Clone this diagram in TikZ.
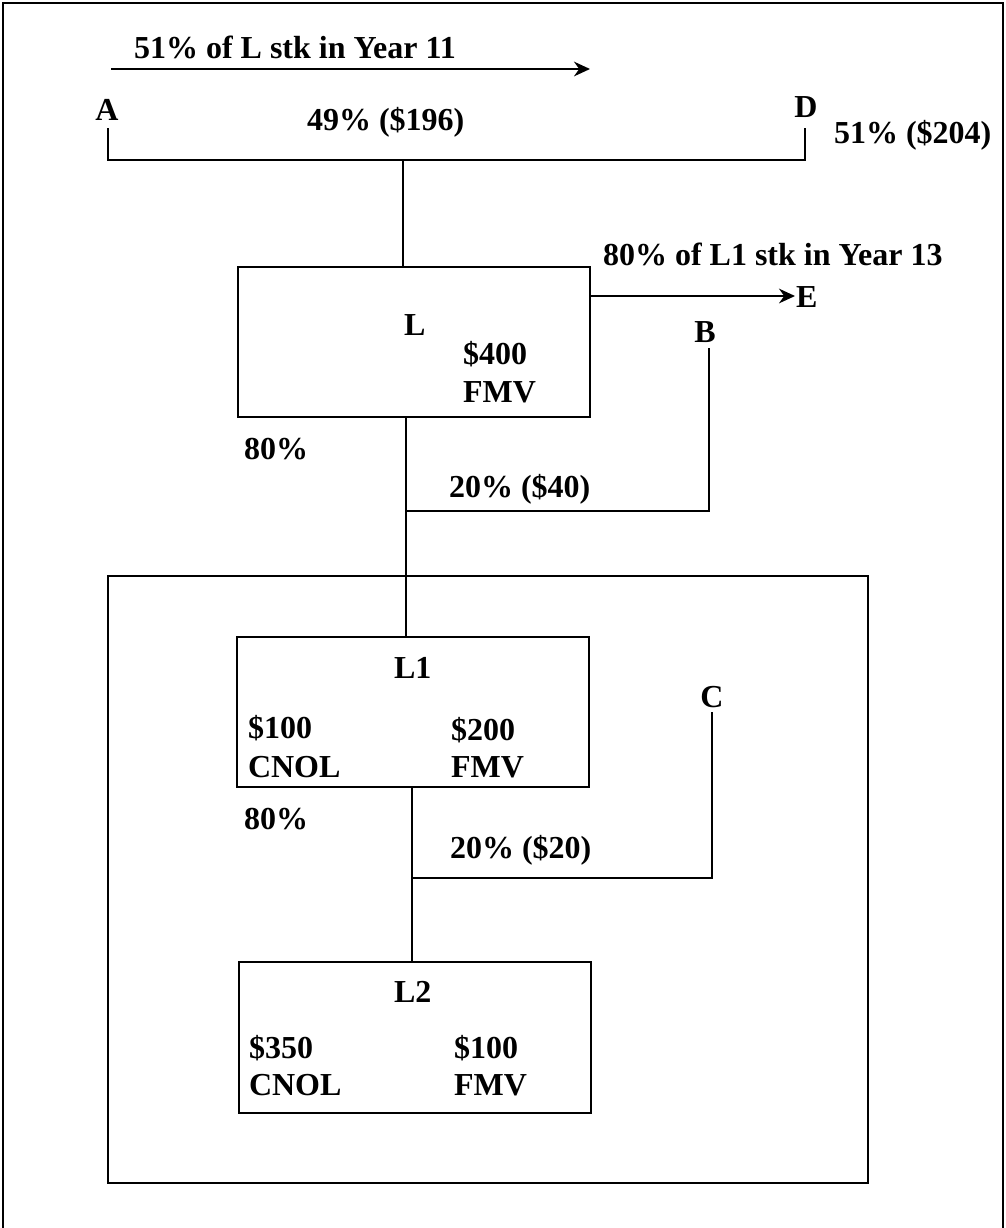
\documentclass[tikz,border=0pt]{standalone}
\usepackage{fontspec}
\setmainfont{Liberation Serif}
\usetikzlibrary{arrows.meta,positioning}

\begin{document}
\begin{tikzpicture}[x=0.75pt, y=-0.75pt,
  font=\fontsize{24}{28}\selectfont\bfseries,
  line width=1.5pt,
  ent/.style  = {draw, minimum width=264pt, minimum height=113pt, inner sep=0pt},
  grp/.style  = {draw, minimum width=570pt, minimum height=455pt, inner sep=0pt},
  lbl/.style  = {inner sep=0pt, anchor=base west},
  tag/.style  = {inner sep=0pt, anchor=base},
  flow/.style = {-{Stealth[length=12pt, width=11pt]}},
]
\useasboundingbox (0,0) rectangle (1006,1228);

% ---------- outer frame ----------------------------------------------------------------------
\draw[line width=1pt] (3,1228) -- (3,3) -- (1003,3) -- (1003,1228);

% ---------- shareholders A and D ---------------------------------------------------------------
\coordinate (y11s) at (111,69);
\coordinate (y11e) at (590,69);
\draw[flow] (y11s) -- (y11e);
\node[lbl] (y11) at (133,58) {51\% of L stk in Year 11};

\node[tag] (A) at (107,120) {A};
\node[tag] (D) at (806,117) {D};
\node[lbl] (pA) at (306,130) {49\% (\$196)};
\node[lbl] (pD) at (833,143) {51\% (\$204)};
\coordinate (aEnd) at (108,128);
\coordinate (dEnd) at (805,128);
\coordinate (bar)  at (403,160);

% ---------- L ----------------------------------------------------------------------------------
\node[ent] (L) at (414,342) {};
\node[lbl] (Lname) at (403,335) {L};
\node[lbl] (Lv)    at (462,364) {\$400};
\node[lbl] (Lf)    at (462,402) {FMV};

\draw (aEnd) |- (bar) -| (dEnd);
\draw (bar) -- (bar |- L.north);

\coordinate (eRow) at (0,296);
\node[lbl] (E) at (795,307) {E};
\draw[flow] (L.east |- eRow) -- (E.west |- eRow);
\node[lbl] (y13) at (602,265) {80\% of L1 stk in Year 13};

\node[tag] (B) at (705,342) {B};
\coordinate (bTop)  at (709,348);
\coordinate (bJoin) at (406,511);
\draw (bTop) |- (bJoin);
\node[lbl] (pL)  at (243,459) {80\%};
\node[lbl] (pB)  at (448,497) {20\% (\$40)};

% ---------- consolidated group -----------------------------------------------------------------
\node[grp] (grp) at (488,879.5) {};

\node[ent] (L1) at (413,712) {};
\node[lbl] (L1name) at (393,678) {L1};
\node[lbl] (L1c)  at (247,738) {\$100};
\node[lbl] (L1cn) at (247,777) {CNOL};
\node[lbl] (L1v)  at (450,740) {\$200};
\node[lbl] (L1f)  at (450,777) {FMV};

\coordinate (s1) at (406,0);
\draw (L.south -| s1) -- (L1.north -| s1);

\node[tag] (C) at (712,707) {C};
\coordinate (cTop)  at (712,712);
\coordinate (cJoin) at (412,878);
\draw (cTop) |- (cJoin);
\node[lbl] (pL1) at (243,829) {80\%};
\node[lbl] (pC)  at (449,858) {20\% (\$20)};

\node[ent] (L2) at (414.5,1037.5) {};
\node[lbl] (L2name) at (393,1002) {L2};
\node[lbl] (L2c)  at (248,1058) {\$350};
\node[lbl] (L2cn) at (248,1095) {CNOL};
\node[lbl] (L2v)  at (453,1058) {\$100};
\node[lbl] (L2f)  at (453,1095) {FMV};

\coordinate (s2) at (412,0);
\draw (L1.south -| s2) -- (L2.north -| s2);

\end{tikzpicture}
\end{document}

--------

Repeat the material exactly as it reads, without any of its pictures.

Clone this diagram in TikZ.
\documentclass[tikz,border=0pt]{standalone}
\usepackage{fontspec}
\setmainfont{Liberation Serif}
\usetikzlibrary{arrows.meta,positioning}

\begin{document}
\begin{tikzpicture}[x=0.75pt, y=-0.75pt,
  font=\fontsize{24}{28}\selectfont\bfseries,
  line width=1.5pt,
  ent/.style  = {draw, minimum width=264pt, minimum height=113pt, inner sep=0pt},
  grp/.style  = {draw, minimum width=570pt, minimum height=455pt, inner sep=0pt},
  lbl/.style  = {inner sep=0pt, anchor=base west},
  tag/.style  = {inner sep=0pt, anchor=base},
  flow/.style = {-{Stealth[length=12pt, width=11pt]}},
]
\useasboundingbox (0,0) rectangle (1006,1228);

% ---------- outer frame ----------------------------------------------------------------------
\draw[line width=1pt] (3,1228) -- (3,3) -- (1003,3) -- (1003,1228);

% ---------- shareholders A and D ---------------------------------------------------------------
\coordinate (y11s) at (111,69);
\coordinate (y11e) at (590,69);
\draw[flow] (y11s) -- (y11e);
\node[lbl] (y11) at (133,58) {51\% of L stk in Year 11};

\node[tag] (A) at (107,120) {A};
\node[tag] (D) at (806,117) {D};
\node[lbl] (pA) at (306,130) {49\% (\$196)};
\node[lbl] (pD) at (833,143) {51\% (\$204)};
\coordinate (aEnd) at (108,128);
\coordinate (dEnd) at (805,128);
\coordinate (bar)  at (403,160);

% ---------- L ----------------------------------------------------------------------------------
\node[ent] (L) at (414,342) {};
\node[lbl] (Lname) at (403,335) {L};
\node[lbl] (Lv)    at (462,364) {\$400};
\node[lbl] (Lf)    at (462,402) {FMV};

\draw (aEnd) |- (bar) -| (dEnd);
\draw (bar) -- (bar |- L.north);

\coordinate (eRow) at (0,296);
\node[lbl] (E) at (795,307) {E};
\draw[flow] (L.east |- eRow) -- (E.west |- eRow);
\node[lbl] (y13) at (602,265) {80\% of L1 stk in Year 13};

\node[tag] (B) at (705,342) {B};
\coordinate (bTop)  at (709,348);
\coordinate (bJoin) at (406,511);
\draw (bTop) |- (bJoin);
\node[lbl] (pL)  at (243,459) {80\%};
\node[lbl] (pB)  at (448,497) {20\% (\$40)};

% ---------- consolidated group -----------------------------------------------------------------
\node[grp] (grp) at (488,879.5) {};

\node[ent] (L1) at (413,712) {};
\node[lbl] (L1name) at (393,678) {L1};
\node[lbl] (L1c)  at (247,738) {\$100};
\node[lbl] (L1cn) at (247,777) {CNOL};
\node[lbl] (L1v)  at (450,740) {\$200};
\node[lbl] (L1f)  at (450,777) {FMV};

\coordinate (s1) at (406,0);
\draw (L.south -| s1) -- (L1.north -| s1);

\node[tag] (C) at (712,707) {C};
\coordinate (cTop)  at (712,712);
\coordinate (cJoin) at (412,878);
\draw (cTop) |- (cJoin);
\node[lbl] (pL1) at (243,829) {80\%};
\node[lbl] (pC)  at (449,858) {20\% (\$20)};

\node[ent] (L2) at (414.5,1037.5) {};
\node[lbl] (L2name) at (393,1002) {L2};
\node[lbl] (L2c)  at (248,1058) {\$350};
\node[lbl] (L2cn) at (248,1095) {CNOL};
\node[lbl] (L2v)  at (453,1058) {\$100};
\node[lbl] (L2f)  at (453,1095) {FMV};

\coordinate (s2) at (412,0);
\draw (L1.south -| s2) -- (L2.north -| s2);

\end{tikzpicture}
\end{document}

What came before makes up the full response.